▸ AIM:
Your task is to copy the listing exactly, with the pictures left out.

▸ DATA PROVIDED:
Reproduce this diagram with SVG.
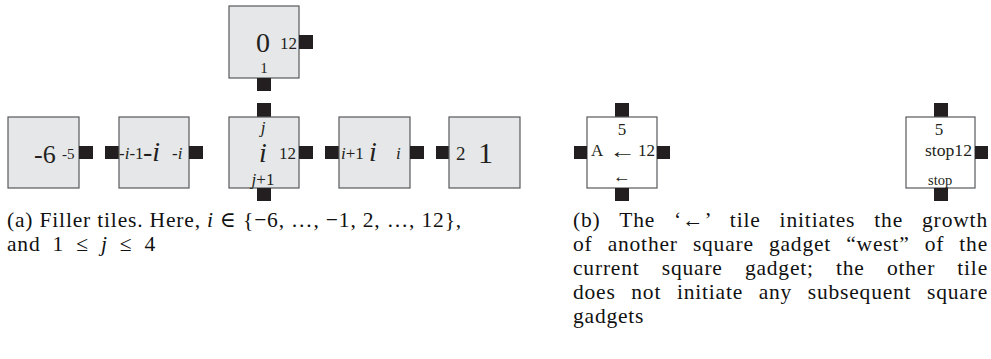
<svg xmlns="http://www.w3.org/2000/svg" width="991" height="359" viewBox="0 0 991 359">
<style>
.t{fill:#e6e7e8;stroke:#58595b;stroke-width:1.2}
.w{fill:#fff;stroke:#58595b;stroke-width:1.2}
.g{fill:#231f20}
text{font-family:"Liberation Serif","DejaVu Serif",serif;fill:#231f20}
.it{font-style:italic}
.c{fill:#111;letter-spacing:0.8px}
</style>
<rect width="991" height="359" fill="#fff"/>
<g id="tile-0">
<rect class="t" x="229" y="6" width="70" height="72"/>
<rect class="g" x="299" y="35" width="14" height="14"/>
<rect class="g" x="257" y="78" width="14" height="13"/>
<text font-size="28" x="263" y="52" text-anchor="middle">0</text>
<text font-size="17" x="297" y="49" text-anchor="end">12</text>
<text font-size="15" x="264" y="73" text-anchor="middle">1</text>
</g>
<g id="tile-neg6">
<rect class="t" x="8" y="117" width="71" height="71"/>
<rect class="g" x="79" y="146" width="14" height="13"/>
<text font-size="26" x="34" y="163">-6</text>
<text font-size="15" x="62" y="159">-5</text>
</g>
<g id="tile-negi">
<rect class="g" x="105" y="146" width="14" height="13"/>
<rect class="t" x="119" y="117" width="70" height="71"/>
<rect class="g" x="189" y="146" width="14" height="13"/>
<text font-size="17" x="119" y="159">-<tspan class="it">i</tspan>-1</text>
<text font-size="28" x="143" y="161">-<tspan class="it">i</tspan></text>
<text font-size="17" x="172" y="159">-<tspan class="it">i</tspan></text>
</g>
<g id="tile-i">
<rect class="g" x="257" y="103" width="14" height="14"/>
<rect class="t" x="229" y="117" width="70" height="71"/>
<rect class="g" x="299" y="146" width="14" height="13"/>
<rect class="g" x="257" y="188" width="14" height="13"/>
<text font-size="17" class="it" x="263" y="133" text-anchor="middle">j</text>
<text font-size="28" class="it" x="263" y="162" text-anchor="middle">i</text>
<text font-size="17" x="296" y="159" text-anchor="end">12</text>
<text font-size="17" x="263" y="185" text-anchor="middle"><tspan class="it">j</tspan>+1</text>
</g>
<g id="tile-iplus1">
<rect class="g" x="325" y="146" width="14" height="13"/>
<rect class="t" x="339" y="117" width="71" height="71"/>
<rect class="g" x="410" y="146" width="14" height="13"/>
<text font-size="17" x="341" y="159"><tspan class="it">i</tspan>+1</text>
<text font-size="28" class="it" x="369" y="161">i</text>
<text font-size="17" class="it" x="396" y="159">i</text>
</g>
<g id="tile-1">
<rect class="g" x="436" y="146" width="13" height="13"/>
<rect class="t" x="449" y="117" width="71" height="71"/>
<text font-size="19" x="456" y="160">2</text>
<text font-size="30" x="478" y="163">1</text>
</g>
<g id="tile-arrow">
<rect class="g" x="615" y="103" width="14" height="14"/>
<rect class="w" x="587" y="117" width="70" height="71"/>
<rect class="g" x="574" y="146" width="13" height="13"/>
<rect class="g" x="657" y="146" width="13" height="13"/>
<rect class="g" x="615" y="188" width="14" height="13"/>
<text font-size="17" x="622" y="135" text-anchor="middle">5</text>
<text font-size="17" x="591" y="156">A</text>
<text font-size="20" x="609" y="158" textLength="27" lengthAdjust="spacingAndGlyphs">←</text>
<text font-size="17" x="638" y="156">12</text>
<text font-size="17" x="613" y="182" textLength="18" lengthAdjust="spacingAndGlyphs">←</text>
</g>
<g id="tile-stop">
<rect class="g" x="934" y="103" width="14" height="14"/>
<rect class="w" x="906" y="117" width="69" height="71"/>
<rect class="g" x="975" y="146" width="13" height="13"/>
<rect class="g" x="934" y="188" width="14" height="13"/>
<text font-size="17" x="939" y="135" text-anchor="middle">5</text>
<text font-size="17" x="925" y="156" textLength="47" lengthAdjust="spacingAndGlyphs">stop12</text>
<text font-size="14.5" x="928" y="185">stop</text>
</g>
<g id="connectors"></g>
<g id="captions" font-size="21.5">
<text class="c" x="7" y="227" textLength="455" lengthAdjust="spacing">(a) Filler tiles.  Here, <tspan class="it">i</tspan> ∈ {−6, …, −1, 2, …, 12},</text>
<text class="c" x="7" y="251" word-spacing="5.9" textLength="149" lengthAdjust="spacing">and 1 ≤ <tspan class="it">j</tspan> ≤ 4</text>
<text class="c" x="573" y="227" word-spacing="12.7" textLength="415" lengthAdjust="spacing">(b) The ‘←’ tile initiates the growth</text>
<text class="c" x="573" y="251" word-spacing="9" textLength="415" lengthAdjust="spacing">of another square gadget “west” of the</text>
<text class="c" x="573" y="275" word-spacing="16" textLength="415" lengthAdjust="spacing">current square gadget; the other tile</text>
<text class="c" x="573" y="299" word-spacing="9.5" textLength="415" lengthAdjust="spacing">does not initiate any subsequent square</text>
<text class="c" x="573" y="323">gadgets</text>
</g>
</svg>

▸ SOLUTION BELOW:
Reproduce this diagram with SVG.
<svg xmlns="http://www.w3.org/2000/svg" width="991" height="359" viewBox="0 0 991 359">
<style>
.t{fill:#e6e7e8;stroke:#58595b;stroke-width:1.2}
.w{fill:#fff;stroke:#58595b;stroke-width:1.2}
.g{fill:#231f20}
text{font-family:"Liberation Serif","DejaVu Serif",serif;fill:#231f20}
.it{font-style:italic}
.c{fill:#111;letter-spacing:0.8px}
</style>
<rect width="991" height="359" fill="#fff"/>
<g id="tile-0">
<rect class="t" x="229" y="6" width="70" height="72"/>
<rect class="g" x="299" y="35" width="14" height="14"/>
<rect class="g" x="257" y="78" width="14" height="13"/>
<text font-size="28" x="263" y="52" text-anchor="middle">0</text>
<text font-size="17" x="297" y="49" text-anchor="end">12</text>
<text font-size="15" x="264" y="73" text-anchor="middle">1</text>
</g>
<g id="tile-neg6">
<rect class="t" x="8" y="117" width="71" height="71"/>
<rect class="g" x="79" y="146" width="14" height="13"/>
<text font-size="26" x="34" y="163">-6</text>
<text font-size="15" x="62" y="159">-5</text>
</g>
<g id="tile-negi">
<rect class="g" x="105" y="146" width="14" height="13"/>
<rect class="t" x="119" y="117" width="70" height="71"/>
<rect class="g" x="189" y="146" width="14" height="13"/>
<text font-size="17" x="119" y="159">-<tspan class="it">i</tspan>-1</text>
<text font-size="28" x="143" y="161">-<tspan class="it">i</tspan></text>
<text font-size="17" x="172" y="159">-<tspan class="it">i</tspan></text>
</g>
<g id="tile-i">
<rect class="g" x="257" y="103" width="14" height="14"/>
<rect class="t" x="229" y="117" width="70" height="71"/>
<rect class="g" x="299" y="146" width="14" height="13"/>
<rect class="g" x="257" y="188" width="14" height="13"/>
<text font-size="17" class="it" x="263" y="133" text-anchor="middle">j</text>
<text font-size="28" class="it" x="263" y="162" text-anchor="middle">i</text>
<text font-size="17" x="296" y="159" text-anchor="end">12</text>
<text font-size="17" x="263" y="185" text-anchor="middle"><tspan class="it">j</tspan>+1</text>
</g>
<g id="tile-iplus1">
<rect class="g" x="325" y="146" width="14" height="13"/>
<rect class="t" x="339" y="117" width="71" height="71"/>
<rect class="g" x="410" y="146" width="14" height="13"/>
<text font-size="17" x="341" y="159"><tspan class="it">i</tspan>+1</text>
<text font-size="28" class="it" x="369" y="161">i</text>
<text font-size="17" class="it" x="396" y="159">i</text>
</g>
<g id="tile-1">
<rect class="g" x="436" y="146" width="13" height="13"/>
<rect class="t" x="449" y="117" width="71" height="71"/>
<text font-size="19" x="456" y="160">2</text>
<text font-size="30" x="478" y="163">1</text>
</g>
<g id="tile-arrow">
<rect class="g" x="615" y="103" width="14" height="14"/>
<rect class="w" x="587" y="117" width="70" height="71"/>
<rect class="g" x="574" y="146" width="13" height="13"/>
<rect class="g" x="657" y="146" width="13" height="13"/>
<rect class="g" x="615" y="188" width="14" height="13"/>
<text font-size="17" x="622" y="135" text-anchor="middle">5</text>
<text font-size="17" x="591" y="156">A</text>
<text font-size="20" x="609" y="158" textLength="27" lengthAdjust="spacingAndGlyphs">←</text>
<text font-size="17" x="638" y="156">12</text>
<text font-size="17" x="613" y="182" textLength="18" lengthAdjust="spacingAndGlyphs">←</text>
</g>
<g id="tile-stop">
<rect class="g" x="934" y="103" width="14" height="14"/>
<rect class="w" x="906" y="117" width="69" height="71"/>
<rect class="g" x="975" y="146" width="13" height="13"/>
<rect class="g" x="934" y="188" width="14" height="13"/>
<text font-size="17" x="939" y="135" text-anchor="middle">5</text>
<text font-size="17" x="925" y="156" textLength="47" lengthAdjust="spacingAndGlyphs">stop12</text>
<text font-size="14.5" x="928" y="185">stop</text>
</g>
<g id="connectors"></g>
<g id="captions" font-size="21.5">
<text class="c" x="7" y="227" textLength="455" lengthAdjust="spacing">(a) Filler tiles.  Here, <tspan class="it">i</tspan> ∈ {−6, …, −1, 2, …, 12},</text>
<text class="c" x="7" y="251" word-spacing="5.9" textLength="149" lengthAdjust="spacing">and 1 ≤ <tspan class="it">j</tspan> ≤ 4</text>
<text class="c" x="573" y="227" word-spacing="12.7" textLength="415" lengthAdjust="spacing">(b) The ‘←’ tile initiates the growth</text>
<text class="c" x="573" y="251" word-spacing="9" textLength="415" lengthAdjust="spacing">of another square gadget “west” of the</text>
<text class="c" x="573" y="275" word-spacing="16" textLength="415" lengthAdjust="spacing">current square gadget; the other tile</text>
<text class="c" x="573" y="299" word-spacing="9.5" textLength="415" lengthAdjust="spacing">does not initiate any subsequent square</text>
<text class="c" x="573" y="323">gadgets</text>
</g>
</svg>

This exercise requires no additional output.